# Subyeok Chigi



## miguksaram (Dec 2, 2010)

I was doing some research and came across this on the Korean Ministry of Culture and Sports site.  It is an art called Subyeok Chigi.  Their information reads as such:


			
				Korea Ministry of Culture & Sports said:
			
		

> Subyeok chigi is a traditional martial art unique to Korea. In the Goryeo period (918-1392) it was called subak or "hand hitting," while in the succeeding Joseon era (1392-1910) the Chinese character for "hitting" (bak) was either read with a different pronunciation (byeok) or replaced with a different character pronounced byeok and meaning "accumulation" or "habit."
> Subyeok chigi was a form of training or combat in which the opponent was attacked mainly with the hands, and in the Joseon period it became one of the necessary qualifications of a warrior, along with archery, javelin throwing, and polo.
> The theory behind subyeok chigi is that when the body adopts a straight posture and brings the palms together naturally without bending the arms, the center line is properly formed and the energy of the body is focused on the center line.
> The most important aspect of training in subyeok chigi is the attitude of the body and mind. First, a sloppy posture must be corrected to a balanced and orderly stance. Second, the breath must be calm and steady, not rough or heavy.

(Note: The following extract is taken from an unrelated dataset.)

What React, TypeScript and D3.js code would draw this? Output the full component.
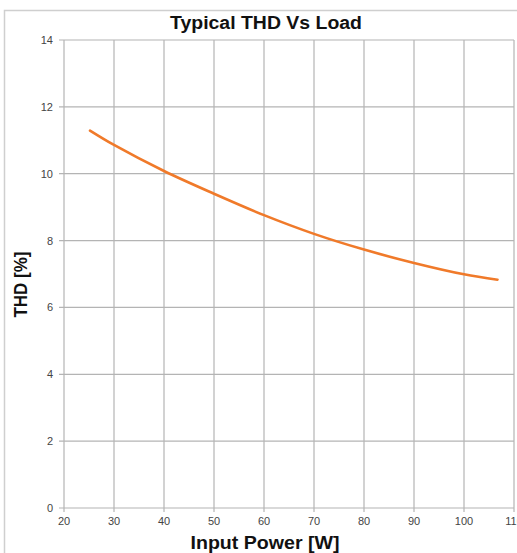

Third, the mind must be at peace.


 
There is are a couple of videos on it on YouTube, but the only I found thus far in English is this one:  http://www.youtube.com/watch?v=fgnG7H72SmE&feature=related.  There may be others, but I haven't really dug into that much yet.  The only other site I have found on this, again without a diving to deep into looking, is www.subyokchigi.com.  This is an all Korean site.

Has anyone heard of this or have practiced it before?


----------